Keeping myself cool affected three monitors

Any magnet will do it, not just electric sources.

Billy T
06-04-2005, 01:17 AM
Realistically you cannot shield a CRT monitor against it, but moving the monitor to face in a different direction may mitigate some of the effect.

Well GF, another rare disagreement! You most certainly can shield monitors against external fields, and I have done so for a number of commercial clients using imported custom built shields. I have shielded monitors up to 21" with great success, even in high field situations like power stations.

My orignal advice at the head of this elderly thread stands though, and it is not "all magnets" that cause shimmer-type interference, it is only electrically powered sources that do this. Static magnetic fields just cause discolouration.

Increasing the refesh rate is not a real answer either because although the interference appears to go away, it is still present but tracking faster than the concious eye can see.
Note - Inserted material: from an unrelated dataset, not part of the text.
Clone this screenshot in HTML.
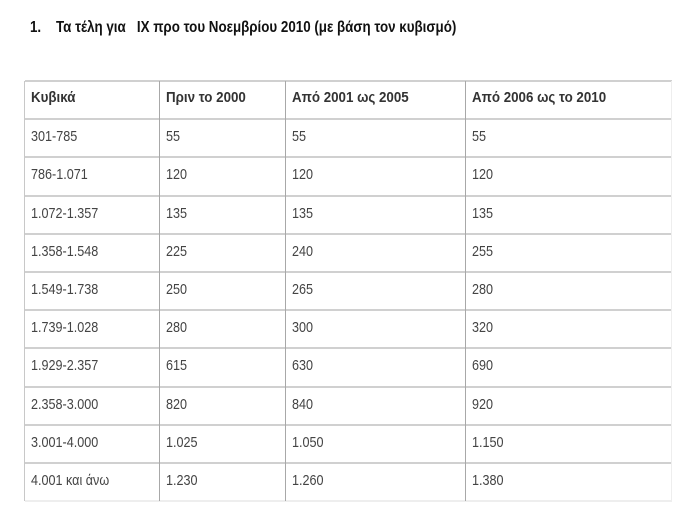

Unfortunately the 'subliminal eye' still sees it as a blurry image, causing fatigue and headaches for users. Some users can get away with it though if their eyes have lower than average response time.

The best answer is LCD screens but they don't always suit users of larger CRTs, espcially in the graphics field.

Cheers

Billy 8-{)

godfather
06-04-2005, 09:43 AM
The "realistically" qualifier suggests that perhaps they cannot "realistically" afford your fee for doing it...?

Billy T
06-04-2005, 10:04 AM
The "realistically" qualifier suggests that perhaps they cannot "realistically" afford your fee for doing it...?

Point taken GF :horrified , but it is not all that expensive and significantly less than the cost of conversion to large screen LCD. It is more of a sales transaction than a consultancy issue. Certainly enough users found it an economic solution to make it worthwhile holding stocks here in NZ.

The biggest problems are the bulk of the shield, and the need to customise the shield dimensions to minimise that bulk for 20" and 21" monitors. All others fit in standard sizes.

Cheers

Billy 8-{)

communal
18-08-2005, 05:23 PM
You most certainly can shield monitors against external fields, and I have done so for a number of commercial clients using imported custom built shields. I have shielded monitors up to 21" with great success, even in high field situations like power stations.

I have large speakers close to a crt monitor in a tight space, so moving them away is not really an option. Is there a cheap way to sheild them? What can be used?

Billy T
18-08-2005, 05:51 PM
Well, you can shield them but it will not be pretty. In essence you will need some fairly thick steel, 1mm would be about right, and that will have to cover the side of each speaker that is facing the monitor and go about 50-75 mm past the back edge of the speaker enclosure. It can bend around the back if you want to try that.

You can shield inside speaker cabinets, and if they heve exposed ferrite magnets I have seen good results with a semi-circle of heavy gauge metal around the side of the magnet closest to the speaker.

Forget aluminium foil or any other folk-lore remedies, ferrous metal and a fair amount of it is the only effective shielding, unless you go to exotics like mu-metal that will cost you an arm and a leg.

You could try doing several degausses of your monitor as well, that may reduce the problem slightly, but it is not a cure.